- [OBJECTIVE]
From the entries below, copy out every line with "this" in it.
════════
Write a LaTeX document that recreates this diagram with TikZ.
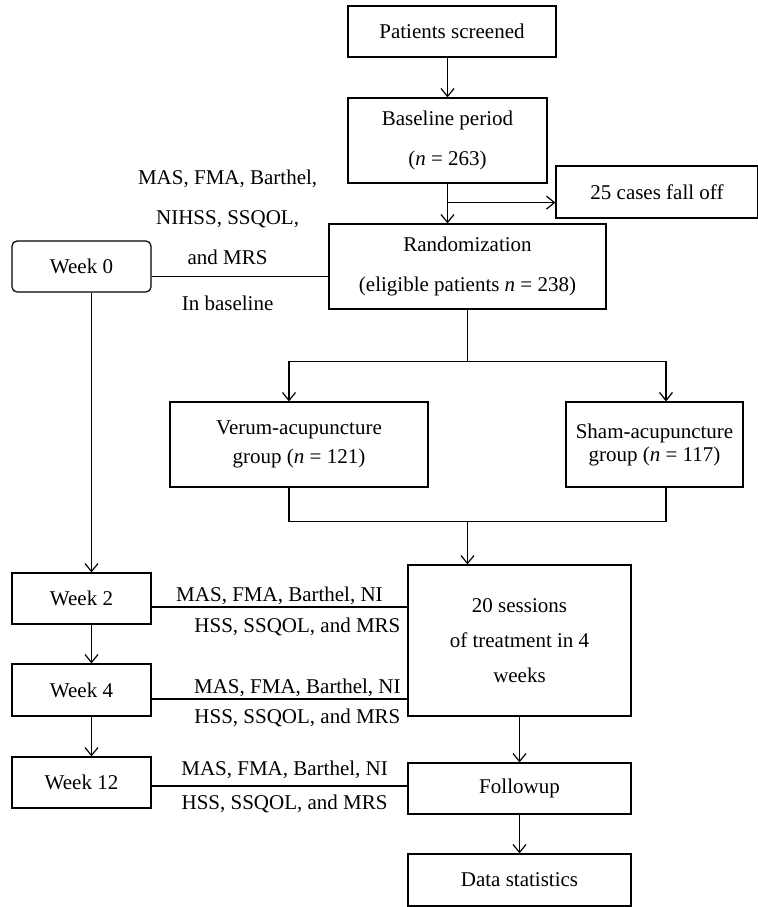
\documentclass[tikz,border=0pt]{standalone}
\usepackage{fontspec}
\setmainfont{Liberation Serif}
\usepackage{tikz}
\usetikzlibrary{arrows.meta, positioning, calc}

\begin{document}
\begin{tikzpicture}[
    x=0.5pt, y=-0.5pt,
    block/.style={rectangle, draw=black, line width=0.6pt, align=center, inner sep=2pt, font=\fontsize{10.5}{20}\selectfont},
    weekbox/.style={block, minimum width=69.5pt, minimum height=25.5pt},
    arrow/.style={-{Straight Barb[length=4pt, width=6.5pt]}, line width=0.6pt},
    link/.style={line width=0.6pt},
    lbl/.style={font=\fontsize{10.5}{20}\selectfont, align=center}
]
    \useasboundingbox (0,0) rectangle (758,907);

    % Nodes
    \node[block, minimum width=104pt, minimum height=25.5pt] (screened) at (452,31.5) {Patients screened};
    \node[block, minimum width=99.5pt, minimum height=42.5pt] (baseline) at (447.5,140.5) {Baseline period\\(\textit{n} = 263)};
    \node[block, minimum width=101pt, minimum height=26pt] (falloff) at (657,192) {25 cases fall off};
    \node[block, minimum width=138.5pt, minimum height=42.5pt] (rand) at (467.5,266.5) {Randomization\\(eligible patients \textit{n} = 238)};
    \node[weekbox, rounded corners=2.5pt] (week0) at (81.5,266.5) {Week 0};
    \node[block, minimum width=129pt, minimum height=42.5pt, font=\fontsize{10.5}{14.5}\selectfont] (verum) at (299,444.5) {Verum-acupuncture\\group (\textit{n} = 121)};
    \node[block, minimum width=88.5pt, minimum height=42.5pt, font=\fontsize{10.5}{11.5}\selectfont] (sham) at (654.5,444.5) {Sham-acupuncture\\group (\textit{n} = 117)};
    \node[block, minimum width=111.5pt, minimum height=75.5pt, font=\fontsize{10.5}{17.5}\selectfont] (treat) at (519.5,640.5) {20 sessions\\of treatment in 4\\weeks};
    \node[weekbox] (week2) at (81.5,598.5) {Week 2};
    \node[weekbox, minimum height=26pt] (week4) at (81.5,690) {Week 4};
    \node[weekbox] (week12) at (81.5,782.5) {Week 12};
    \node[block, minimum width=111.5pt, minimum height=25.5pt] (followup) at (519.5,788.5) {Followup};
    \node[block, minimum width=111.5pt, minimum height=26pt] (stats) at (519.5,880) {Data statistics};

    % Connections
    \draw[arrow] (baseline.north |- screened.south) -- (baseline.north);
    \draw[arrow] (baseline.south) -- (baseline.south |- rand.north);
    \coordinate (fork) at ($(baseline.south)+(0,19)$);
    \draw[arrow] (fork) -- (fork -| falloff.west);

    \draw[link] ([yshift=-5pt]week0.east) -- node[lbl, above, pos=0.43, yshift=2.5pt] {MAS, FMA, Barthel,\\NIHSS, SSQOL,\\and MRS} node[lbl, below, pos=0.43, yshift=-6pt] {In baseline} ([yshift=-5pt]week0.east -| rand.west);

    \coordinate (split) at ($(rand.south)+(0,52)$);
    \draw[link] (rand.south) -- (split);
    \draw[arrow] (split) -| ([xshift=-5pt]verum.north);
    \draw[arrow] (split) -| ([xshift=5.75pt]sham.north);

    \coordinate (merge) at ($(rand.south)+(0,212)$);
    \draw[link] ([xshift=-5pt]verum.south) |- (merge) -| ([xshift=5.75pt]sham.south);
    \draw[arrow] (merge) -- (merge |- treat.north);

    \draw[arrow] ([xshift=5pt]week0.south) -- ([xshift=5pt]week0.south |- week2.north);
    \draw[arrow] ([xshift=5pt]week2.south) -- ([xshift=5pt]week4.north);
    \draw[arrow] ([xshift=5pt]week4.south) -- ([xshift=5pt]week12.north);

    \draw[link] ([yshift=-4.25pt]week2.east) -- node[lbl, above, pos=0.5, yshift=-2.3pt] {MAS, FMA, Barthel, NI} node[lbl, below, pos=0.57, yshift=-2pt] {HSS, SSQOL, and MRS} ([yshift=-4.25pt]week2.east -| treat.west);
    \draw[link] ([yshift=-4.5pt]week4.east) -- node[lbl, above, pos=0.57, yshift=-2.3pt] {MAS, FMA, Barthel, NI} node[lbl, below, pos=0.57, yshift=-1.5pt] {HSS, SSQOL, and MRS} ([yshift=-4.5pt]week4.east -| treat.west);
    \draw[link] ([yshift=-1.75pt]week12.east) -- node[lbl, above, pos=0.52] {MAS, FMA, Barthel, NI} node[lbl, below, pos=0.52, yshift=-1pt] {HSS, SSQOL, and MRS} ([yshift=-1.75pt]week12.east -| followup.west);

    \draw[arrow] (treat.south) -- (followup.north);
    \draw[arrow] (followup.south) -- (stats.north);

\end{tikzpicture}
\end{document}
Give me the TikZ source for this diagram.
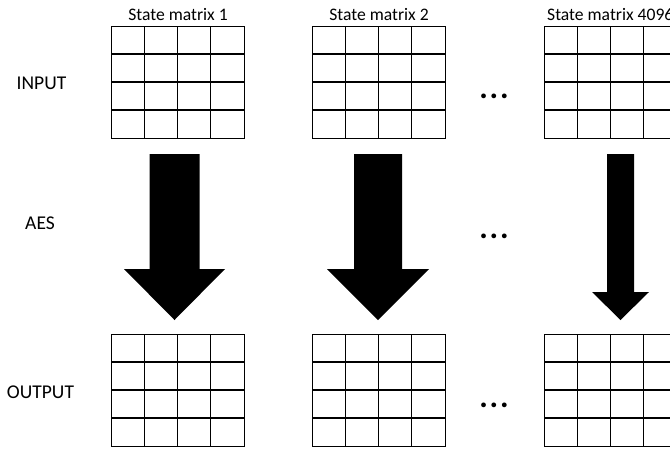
════════
- [EXERCISE SOLUTION]
Write a LaTeX document that recreates this diagram with TikZ.
Give me the TikZ source for this diagram.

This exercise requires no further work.